Environment

WORLDWIDE RENEWABLE ENERGY MARKETS SHOW STRONG GROWTH
 
 

last updated 10th November 05
By 4ecotips

New technologies meeting 4% of energy capacity

Global investment in renewable energy set a new record of $30bn in 2004, according to a report released today by the Renewable Energy Policy Network for the 21st Century (REN21). Technologies such as wind, solar, biomass, geothermal, and small hydro now provide 160 gigawatts of electricity generating capacity, about 4%of the
world total, the report finds.

"Renewable energy has become big business," said Eric Martinot, lead author of Renewables 2005: Global Status Report. Martinot, who is a senior fellow at the Worldwatch Institute and a lecturer at Tsinghu University in Beijing, notes that renewable energy is attracting some of the world's largest companies, including General Electric, Siemens, Sharp, and Royal Dutch Shell.
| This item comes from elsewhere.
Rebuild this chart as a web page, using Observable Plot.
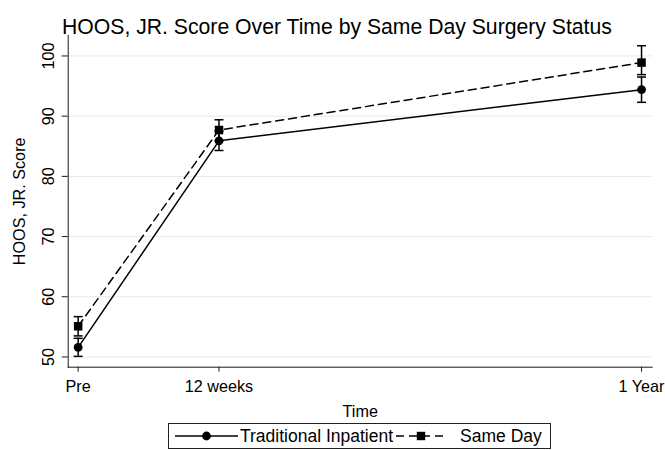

The report estimates that nearly 40m households worldwide heat their water with solar collectors, most of them installed in the last five years. Altogether, renewable energy industries provide 1.7m jobs, most of them skilled and well-paying.

The Global Status Report was compiled by Martinot, working with more than 100 researchers and contributors from at least 20 countries. It provides an assessment of several renewables technologies - small hydro, modern biomass, wind, solar, geothermal, and biofuels - that are now competing with conventional fuels in four distinct markets: power generation, hot water and space heating, transportation fuels, and rural (off-grid) energy supplies.

The report finds that government support for renewable energy is growing rapidly. At least 48 countries now have some type of renewable energy promotion policy, including 14 developing countries. Most targets are for shares of electricity production, typically 5-30%, by the 2010-2012 timeframe. Mandates for blending biofuels into vehicle fuels have been enacted in at least 20 states and provinces worldwide as well as in three key countries - Brazil, China and India.

Government leadership provides the key to market success, according to the report. The market leaders in renewable energy in 2004 were Brazil in biofuels, China in solar hot water, Germany in solar electricity, and Spain in wind power.

The fastest growing energy technology in the world is grid-connected solar photovoltaic (PV), which grew in existing capacity by 60% per year from 2000-2004, to cover more than 400,000 rooftops in Japan, Germany, and the United States. Second is wind power capacity, which grew by 28% last year, led by Germany, with almost 17 gigawatts installed as of 2004.

Production of biofuels (ethanol and biodiesel) exceeded 33bn litres in 2004, when ethanol displaced about 3% of the 1,200 billion litres of gasoline globally.